WELLINGTON (Reuters) - Three teenage boys set adrift for 50 days in a small boat in the South Pacific survived on coconuts, a seagull they managed to catch and by drinking rain and then sea water, rescuers said on Friday.
“It was a miracle we got to them,” said Tai Fredricsen, first mate on the fishing boat that rescued the boys.
“They are in incredibly good shape for the time they have been at sea. Somehow they caught a bird, I don’t know how, but they caught it. They ate it, that is what is recommended (in survival manuals),” Fredricsen told New Zealand media.
The boys, from the New Zealand territory of Tokelau, disappeared from its Atafu atoll on October 6.

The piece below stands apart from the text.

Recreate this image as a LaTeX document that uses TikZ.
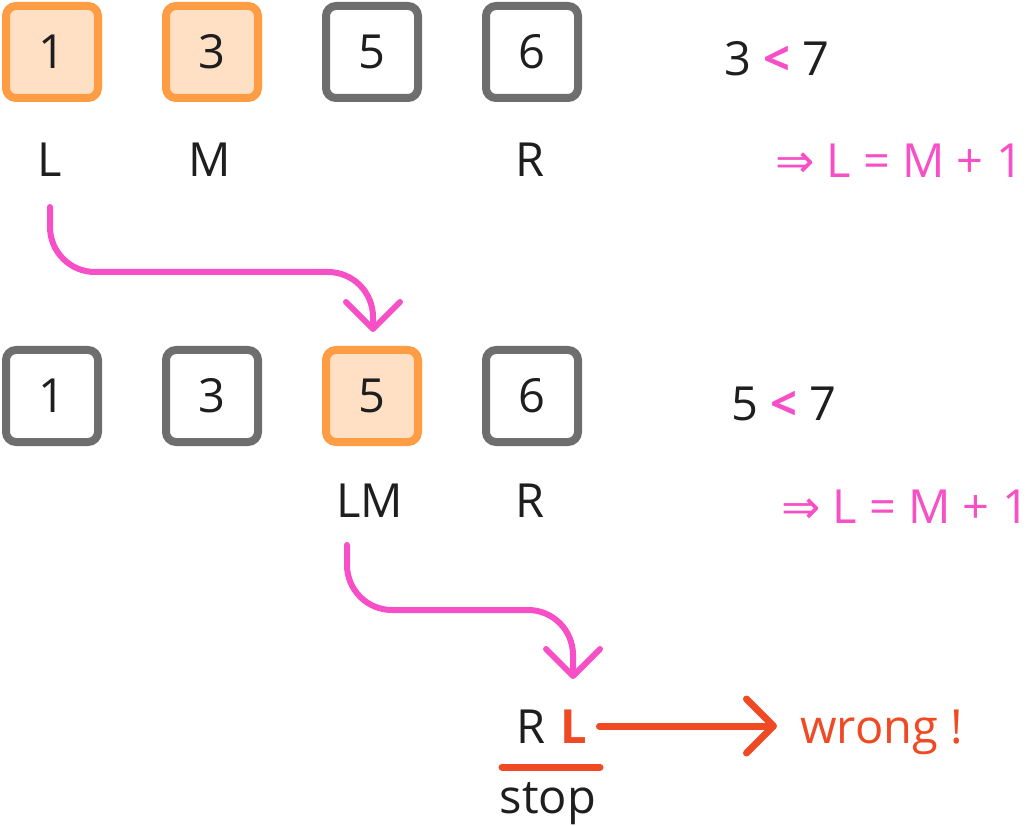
\documentclass[tikz,border=0pt]{standalone}
\usepackage{fontspec}
\setmainfont{Open Sans}
\newfontfamily\symfont{DejaVu Sans}
\usetikzlibrary{arrows.meta,calc}
\definecolor{boxgray}{HTML}{6E6E6E}
\definecolor{hiline}{HTML}{FF9D45}
\definecolor{hifill}{HTML}{FFE0C4}
\definecolor{pinkc}{HTML}{F74FC5}
\definecolor{redc}{HTML}{EF4A23}
\definecolor{ink}{HTML}{1E1E1E}
\begin{document}
\begin{tikzpicture}[x=1pt,y=-1pt,
  every node/.style={font=\fontsize{47}{56}\selectfont, text=ink, inner sep=0pt},
  cell/.style={draw=boxgray, line width=8pt, rounded corners=10pt, minimum size=92pt, fill=white},
  hicell/.style={cell, draw=hiline, fill=hifill},
  lbl/.style={anchor=base},
  note/.style={anchor=base, text=pinkc},
  movearrow/.style={draw=pinkc, line width=6pt, line cap=round, rounded corners=45pt,
    -{Straight Barb[length=27pt,width=54pt,round]}},
  failarrow/.style={draw=redc, line width=7pt, line cap=round,
    -{Straight Barb[length=27pt,width=54pt,round]}}
]
\useasboundingbox (0,0) rectangle (1031,826);

% first pass: array and pointers
\node[hicell] (a1) at (52,52) {1};
\node[hicell] (a2) at (212,52) {3};
\node[cell]   (a3) at (372,52) {5};
\node[cell]   (a4) at (532,52) {6};
\node[lbl] (l1) at (50,177) {L};
\node[lbl] (m1) at (210,177) {M};
\node[lbl] (r1) at (530,177) {R};
\node[lbl] (c1) at (777,76) {3 {\bfseries\color{pinkc}<} 7};
\node[note] (n1) at (899,178) {{\symfont ⇒} L = M + 1};

% second pass
\node[cell]   (b1) at (52,396) {1};
\node[cell]   (b2) at (212,396) {3};
\node[hicell] (b3) at (372,396) {5};
\node[cell]   (b4) at (532,396) {6};
\node[lbl] (lm2) at (370,517) {LM};
\node[lbl] (r2) at (530,517) {R};
\node[lbl] (c2) at (784,420) {5 {\bfseries\color{pinkc}<} 7};
\node[note] (n2) at (905,523) {{\symfont ⇒} L = M + 1};

% final state: pointers crossed
\node[lbl] (r3) at (531,743) {R};
\node[lbl, text=redc, font=\fontsize{47}{56}\selectfont\bfseries] (l3) at (574,743) {L};
\node[lbl, anchor=base west, text=redc] (wrong) at (800,743) {wrong !};
\node[lbl] (stop) at (548,813) {stop};
\draw[redc, line width=7pt, line cap=round] ($(stop.base)+(-46,-46)$) -- ($(stop.base)+(52,-46)$);

% moves of L
\coordinate (mid1) at (0,272);
\coordinate (s1) at ($(l1.base)+(0,30)$);
\coordinate (e1) at ($(b3.north)+(1,-14)$);
\draw[movearrow] (s1) -- (s1 |- mid1) -- (e1 |- mid1) -- (e1);

\coordinate (mid2) at (0,610);
\coordinate (s2) at ($(lm2.base)+(-23,28)$);
\coordinate (e2) at ($(l3.base)+(-1,-64)$);
\draw[movearrow] (s2) -- (s2 |- mid2) -- (e2 |- mid2) -- (e2);

\draw[failarrow] ($(l3.base east)+(12,-17)$) -- ($(wrong.base west)+(-23,-17)$);
\end{tikzpicture}
\end{document}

After an extensive air and sea search failed to find the teenagers, their families became convinced they had died at sea, and two weeks ago held a memorial service for them on the tiny coral atoll, a Maritime New Zealand spokesman said on Friday.

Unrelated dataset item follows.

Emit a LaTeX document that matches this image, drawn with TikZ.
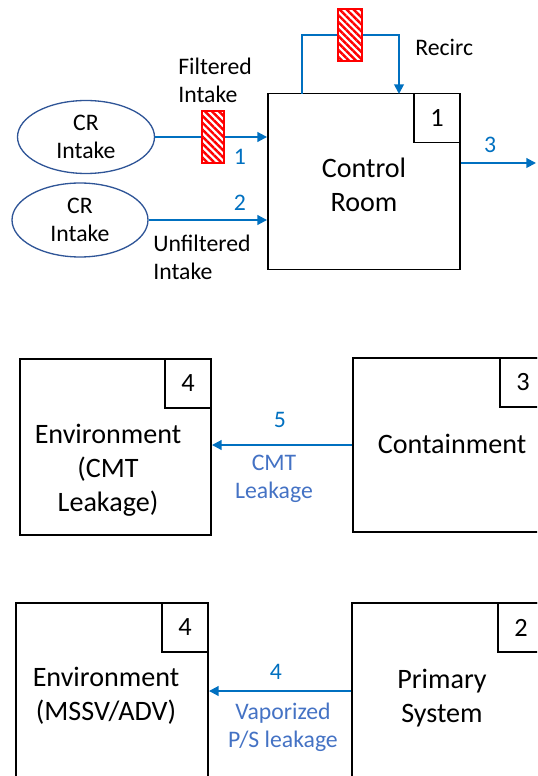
\documentclass[tikz,border=0pt]{standalone}
\usepackage{fontspec}
\setmainfont{Carlito}
\usetikzlibrary{shapes.geometric,arrows.meta,patterns.meta}
\definecolor{flowblue}{HTML}{0070C0}
\definecolor{leakblue}{HTML}{4472C4}
\definecolor{srcblue}{HTML}{2F5597}

\begin{document}
\begin{tikzpicture}[x=0.02cm,y=-0.02cm,
  box/.style={draw,line width=1.1pt,inner sep=0,minimum width=3.84cm,minimum height=3.52cm},
  numbox/.style={draw,line width=1.1pt,inner sep=0,minimum width=0.92cm,minimum height=0.98cm,anchor=north east,font=\fontsize{15}{18}\selectfont},
  title/.style={inner sep=0,align=center,font=\fontsize{16}{19.3}\selectfont},
  src/.style={ellipse,draw=srcblue,line width=0.75pt,inner sep=0,align=center,font=\fontsize{13.5}{16}\selectfont},
  filt/.style={draw=red,line width=0.6pt,inner sep=0,minimum width=0.44cm,minimum height=1.04cm,
    pattern={Lines[angle=-45,distance=2.8pt,line width=1.4pt]},pattern color=red},
  flow/.style={draw=flowblue,line width=1.1pt,-{Triangle[length=5.5pt,width=5.5pt]}},
  tag/.style={inner sep=0,text=flowblue,font=\fontsize{13.5}{16}\selectfont},
  leak/.style={inner sep=0,align=center,text=leakblue,font=\fontsize{13.5}{16}\selectfont},
  note/.style={inner sep=0,align=left,anchor=west,font=\fontsize{13.5}{16}\selectfont}]
\clip (0,0) rectangle (537,776);

% control room
\node[box] (CR) at (364,181.5) {};
\node[numbox] (CRn) at (CR.north east) {1};
\node[title] (CRt) at (364,185) {Control\\Room};
\node[src,minimum width=2.74cm,minimum height=1.46cm] (in1) at (86,137) {CR\\Intake};
\node[src,minimum width=2.72cm,minimum height=1.48cm] (in2) at (80,220) {CR\\Intake};
\node[filt] (f1) at (213,137) {};
\node[filt,minimum width=0.48cm] (f2) at (350,35) {};
\coordinate (rcout) at (302,94);
\coordinate (rcin) at (399,94);
\coordinate (out3) at (536,163);

\draw[flowblue,line width=1.1pt] (in1.east) -- (f1.west);
\draw[flow] (f1.east) -- (f1.east -| CR.west);
\draw[flow] (in2.east) -- (in2.east -| CR.west);
\draw[flowblue,line width=1.1pt] (rcout) |- (f2.west);
\draw[flow] (f2.east) -| (rcin);
\draw[flow] (out3 -| CR.east) -- (out3);

\node[note] (fl) at (178,80) {Filtered\\Intake};
\node[note] (ufl) at (153,257) {Unfiltered\\Intake};
\node[note] (rc) at (415,47) {Recirc};
\node[tag] (l1) at (240,157) {1};
\node[tag] (l2) at (240,203) {2};
\node[tag] (l3) at (490,145) {3};

% containment leakage
\node[box,minimum width=3.82cm] (env1) at (115.5,447) {};
\node[numbox] (env1n) at (env1.north east) {4};
\node[title] (env1t) at (108,470) {Environment\\(CMT\\Leakage)};
\node[box,minimum width=3.86cm,minimum height=3.48cm] (cont) at (449.5,445) {};
\node[numbox] (contn) at (cont.north east) {3};
\node[title] (contt) at (452,444) {Containment};
\draw[flow] (cont.west) -- (cont.west -| env1.east);
\node[tag] (l5) at (280,420) {5};
\node[leak] (cmt) at (274,479) {CMT\\Leakage};

% primary system leakage
\node[box] (env2) at (112,691) {};
\node[numbox] (env2n) at (env2.north east) {4};
\node[title] (env2t) at (106,696) {Environment\\(MSSV/ADV)};
\node[box] (prim) at (448,691) {};
\node[numbox] (primn) at (prim.north east) {2};
\node[title] (primt) at (442,698) {Primary\\System};
\draw[flow] (prim.west) -- (prim.west -| env2.east);
\node[tag] (l4) at (276,672) {4};
\node[leak] (vap) at (283,727) {Vaporized\\P/S leakage};
\end{tikzpicture}
\end{document}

Etueni Nasau, 14, Samu Pelesa, 15, and Filo Filo, 15, drifted 1,300 km (800 miles) across an empty, and little traveled, section of the Pacific Ocean.
On Thursday, a New Zealand fishing boat, the San Nikanau, sailing near the French territory of Wallis and Futuna spotted the boys’ floundering boat off its bow.

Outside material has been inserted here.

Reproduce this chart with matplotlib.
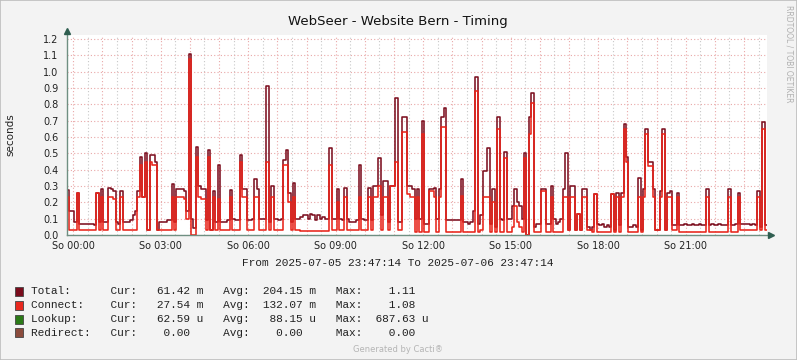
import matplotlib
matplotlib.use("Agg")
import matplotlib.pyplot as plt
import numpy as np
from matplotlib.lines import Line2D
from matplotlib.patches import Rectangle

# ---------------- data (5-minute samples, one row per hour) ----------------
total = [
    .275, .15, .15, .08, .26, .07, .07, .07, .07, .07, .065, .06,
    .26, .08, .28, .08, .08, .29, .28, .27, .08, .07, .27, .08,
    .08, .08, .09, .12, .15, .27, .48, .23, .50, .03, .49, .49,
    .45, .03, .08, .08, .08, .09, .09, .31, .08, .28, .28, .28,
    .27, .15, 1.11, .10, .04, .54, .30, .28, .28, .09, .52, .03,
    .27, .08, .43, .08, .08, .08, .09, .275, .10, .09, .09, .49,
    .28, .28, .09, .09, .10, .34, .28, .10, .10, .10, .91, .08,
    .30, .10, .10, .09, .10, .46, .52, .26, .08, .32, .10, .10,
    .11, .12, .12, .10, .13, .12, .09, .12, .10, .11, .10, .10,
    .53, .10, .10, .28, .10, .09, .29, .10, .08, .08, .08, .09,
    .43, .10, .09, .09, .29, .09, .30, .30, .47, .12, .33, .33,
    .08, .30, .30, .84, .08, .08, .72, .72, .30, .30, .28, .10,
    .28, .10, .70, .07, .07, .28, .28, .29, .10, .28, .72, .78,
    .09, .09, .09, .09, .09, .09, .34, .08, .08, .07, .08, .15,
    .97, .07, .12, .39, .39, .53, .07, .28, .05, .72, .10, .09,
    .51, .10, .10, .18, .28, .20, .18, .10, .50, .00, .72, .87,
    .05, .07, .07, .28, .28, .07, .07, .30, .10, .07, .08, .10,
    .28, .50, .03, .30, .30, .03, .13, .03, .28, .28, .05, .03,
    .05, .25, .07, .06, .07, .05, .06, .05, .25, .03, .26, .06,
    .26, .68, .48, .05, .05, .06, .05, .35, .03, .28, .65, .45,
    .45, .28, .03, .03, .27, .65, .03, .26, .27, .06, .06, .26,
    .06, .06, .065, .06, .06, .065, .06, .06, .065, .06, .06, .28,
    .06, .065, .06, .06, .065, .06, .06, .06, .28, .06, .06, .065,
    .26, .07, .065, .07, .065, .06, .065, .06, .27, .05, .69, .06,
]
connect = [
    .23, .03, .03, .03, .26, .03, .03, .03, .03, .03, .03, .03,
    .26, .03, .23, .03, .03, .23, .23, .22, .03, .03, .23, .03,
    .03, .03, .03, .03, .03, .23, .43, .23, .45, .03, .45, .43,
    .43, .03, .03, .03, .03, .03, .03, .23, .03, .23, .23, .23,
    .22, .10, 1.08, .00, .00, .48, .23, .22, .22, .03, .48, .03,
    .23, .03, .22, .03, .03, .03, .03, .23, .03, .03, .03, .45,
    .23, .23, .03, .03, .03, .23, .23, .03, .03, .03, .45, .03,
    .23, .03, .03, .03, .03, .43, .43, .20, .03, .23, .03, .03,
    .025, .025, .025, .025, .025, .025, .025, .025, .025, .025, .025, .025,
    .43, .03, .03, .20, .03, .03, .23, .03, .03, .03, .03, .03,
    .23, .03, .03, .03, .23, .03, .23, .23, .30, .03, .23, .23,
    .03, .30, .30, .45, .03, .03, .63, .63, .25, .23, .23, .02,
    .23, .02, .62, .02, .02, .27, .27, .23, .02, .23, .66, .66,
    .02, .02, .02, .02, .02, .02, .24, .02, .02, .02, .02, .02,
    .88, .02, .03, .23, .23, .23, .02, .20, .02, .65, .02, .02,
    .47, .02, .02, .05, .18, .08, .05, .02, .47, .00, .62, .81,
    .02, .02, .02, .27, .27, .02, .02, .23, .02, .02, .02, .02,
    .23, .23, .03, .23, .23, .03, .13, .03, .23, .23, .03, .03,
    .02, .25, .02, .02, .02, .02, .02, .02, .25, .02, .23, .02,
    .23, .65, .45, .02, .02, .02, .02, .23, .02, .23, .62, .42,
    .42, .23, .03, .03, .23, .62, .03, .23, .23, .03, .03, .23,
    .02, .02, .02, .02, .02, .02, .02, .02, .02, .02, .02, .23,
    .02, .02, .02, .02, .02, .02, .02, .02, .23, .02, .02, .02,
    .23, .03, .03, .03, .03, .03, .03, .03, .23, .03, .65, .03,
]
step_minutes = 5
first_label_offset_h = 12.77 / 60.0          # 23:47:14 -> 00:00
x_labels = ["So 00:00", "So 03:00", "So 06:00", "So 09:00",
            "So 12:00", "So 15:00", "So 18:00", "So 21:00"]
y_ticks = [round(0.1 * k, 1) for k in range(13)]

legend_names = ["Total:", "Connect:", "Lookup:", "Redirect:"]
legend_colors = ["#7A0C1C", "#E8281E", "#2B7A17", "#8B4B3C"]
legend_cur = [("61.42", "m"), ("27.54", "m"), ("62.59", "u"), ("0.00", " ")]
legend_avg = [("204.15", "m"), ("132.07", "m"), ("88.15", "u"), ("0.00", " ")]
legend_max = [("1.11", " "), ("1.08", " "), ("687.63", "u"), ("0.00", " ")]

TOTAL_COLOR = "#7D1020"
CONNECT_COLOR = "#E8241A"
MONO = ["Liberation Mono", "DejaVu Sans Mono"]

# ---------------- figure ----------------
W, H = 797, 360
fig = plt.figure(figsize=(W / 100, H / 100), dpi=100, facecolor="#F3F3F3")
ax = fig.add_axes([67 / W, 125 / H, 700 / W, 200 / H])
ax.set_facecolor("white")

t = np.arange(len(total)) * step_minutes / 60.0
tx = np.append(t, 24.0)
ax.step(tx, np.append(total, total[-1]), where="post", color=TOTAL_COLOR,
        lw=1.15, zorder=3)
ax.step(tx, np.append(connect, connect[-1]), where="post", color=CONNECT_COLOR,
        lw=1.15, zorder=4)

ax.set_xlim(0, 24)
ax.set_ylim(0, 1.2245)

hour_ticks = [first_label_offset_h + k for k in range(24)]
half_ticks = [first_label_offset_h + k + 0.5 for k in range(24)]
hour_labels = []
for k in range(24):
    hour_labels.append(x_labels[k // 3] if k % 3 == 0 else "")
ax.set_xticks(hour_ticks)
ax.set_xticklabels(hour_labels)
ax.set_xticks(half_ticks, minor=True)
ax.set_yticks(y_ticks)
ax.set_yticklabels([f"{v:.1f}" for v in y_ticks])

ax.grid(True, which="major", color="#E9A8A8", linestyle=(0, (1, 2)), lw=0.8)
ax.grid(True, which="minor", axis="x", color="#C8C8C8", linestyle=(0, (1, 2)), lw=0.8)
ax.set_axisbelow(True)

ax.tick_params(axis="both", which="both", length=0, labelsize=7, colors="#222222", pad=4)
ax.tick_params(axis="y", pad=6)
for s in ax.spines.values():
    s.set_visible(False)

def fx(px):
    return px / W
def fy(py):
    return 1 - py / H

axis_col = "#6F8F82"
fig.add_artist(Line2D([fx(67), fx(67)], [fy(235), fy(31)], color=axis_col, lw=1.0))
fig.add_artist(Line2D([fx(67), fx(770)], [fy(235), fy(235)], color=axis_col, lw=1.0))
fig.add_artist(Line2D([fx(67)], [fy(31)], marker="^", color="#2F5E50", markersize=4, lw=0))
fig.add_artist(Line2D([fx(771)], [fy(235)], marker=">", color="#2F5E50", markersize=4, lw=0))

fig.text(fx(398), fy(22), "WebSeer - Website Bern - Timing", ha="center", va="center",
         fontsize=9.5, color="#111111")
fig.text(fx(10), fy(135), "seconds", rotation=90, ha="center", va="center",
         fontsize=7.5, color="#222222")
fig.text(fx(789), fy(5), "RRDTOOL / TOBI OETIKER", rotation=270, ha="center", va="top",
         fontsize=5.5, color="#B0B0B0")
fig.text(fx(398), fy(263), "From 2025-07-05 23:47:14 To 2025-07-06 23:47:14",
         ha="center", va="center", fontsize=8, family=MONO, color="#222222")

rows_y = [291.5, 305.2, 319.0, 332.7]
for i in range(4):
    line = (f"{legend_names[i]:<12}Cur:{legend_cur[i][0]:>8} {legend_cur[i][1]}   "
            f"Avg:{legend_avg[i][0]:>8} {legend_avg[i][1]}   "
            f"Max:{legend_max[i][0]:>8} {legend_max[i][1]}")
    fig.text(fx(30.5), fy(rows_y[i]), line, ha="left", va="center", fontsize=8,
             family=MONO, color="#222222")
    fig.add_artist(Rectangle((fx(15), fy(rows_y[i] + 4.5)), 8 / W, 9 / H,
                             facecolor=legend_colors[i], edgecolor="#444444", lw=0.6))

fig.text(fx(398), fy(349), "Generated by Cacti®", ha="center", va="center",
         fontsize=6, color="#B5B5B5")

fig.add_artist(Rectangle((0, 0), 1, 1, fill=False, edgecolor="#BDBDBD", lw=1.2,
                         transform=fig.transFigure))

fig.savefig("out.png", dpi=100, facecolor=fig.get_facecolor())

“Yesterday we saw a small vessel, a little speed boat on our bows, and we knew it was a little weird,” said Fredricsen.
“We had enough smarts to know there were people in it and those people were not supposed to be there.”
About a mile out, the boys started waving to the tuna ship.
“I pulled the vessel up as close as I could to them and asked them if they needed any help. They said ‘very much so’, they were ecstatic to see us,” said Fredricsen.
“They were very skinny, but physically in good health, compared to what they have been through.”
The boys had a couple of coconuts on board but no water when rescued. They said they had left their island home to travel to a nearby island and had enough coconuts to last two days.
It is not known why the boys failed to reach the island.
The Tokelau Islands consist of three small atolls in the Pacific Ocean, about midway between New Zealand and Hawaii.
The boys were lucky to be spotted as the San Nikunau would normally off-load its catch in American Samoa, but had opted to head toward New Zealand.
“We generally don’t take this route and we were following the fastest line to New Zealand,” said Fredricsen.
The San Nikunau was now sailing to Fiji so the boys can receive medial treatment.